Упомянут (и даже не раз) и Аарон Соркин. И именно он поможет нам разрешить этот спор. Дело в том, что Соркин продвигает тезис о том, что пособия по сценаристике не очень-то и нужны, и что всё, что нужно знать молодому автору, есть у Аристотеля, а «Поэтику» называет своей настольной книгой. И как с минималистичным подходом с этим вполне можно согласиться (хоть это и рушит необходимость в работе Гуйо), но придётся принять, что многие сценаристы просто очень любят писать. И мало кто из людей вообще обделён желанием дать непрошенный совет. Когда два этих качества сходятся в одном, мы получаем поток из разного качества пособий. Так следует принять это как неизбежность.
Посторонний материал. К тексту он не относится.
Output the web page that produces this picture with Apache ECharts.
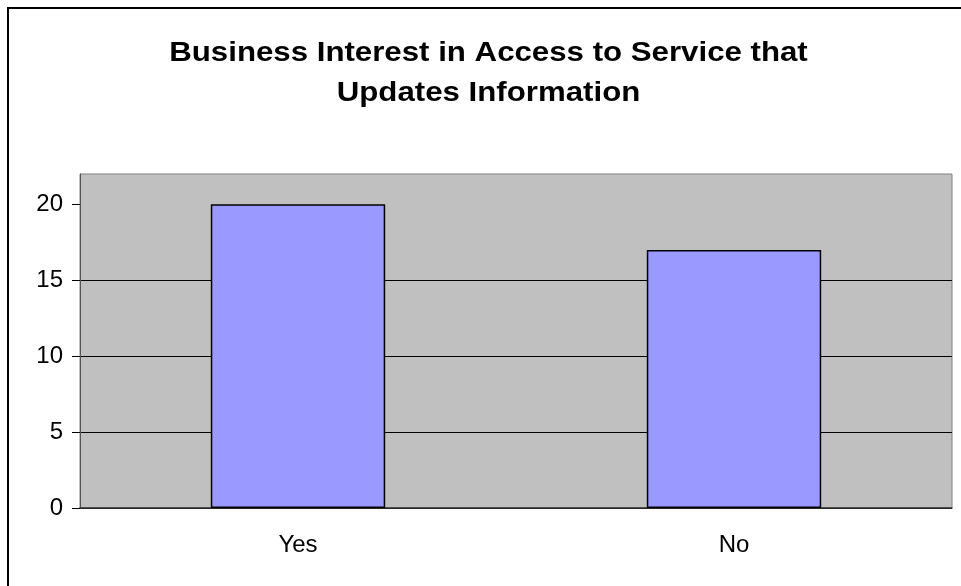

Но и не стал бы совсем уж их обесценивать — к счастью, все мы разные, и не каждый сможет из довольно ёмких и аналитических аристотелевских рассуждений почерпнуть всё необходимое. И то, что для одного будет трамплином, для другого окажется камнем преткновения — в конце концов, тот факт, что из Соркина вышел неплохой автор на Аристотеле, который пьес не писал, даёт некоторый шанс и тем, кто читал пособия менее успешных сценаристов, чем Гуйо («Геошторм» и сериалы «Грабь награбленное» и «Морская полиция: Новый Орлеан»).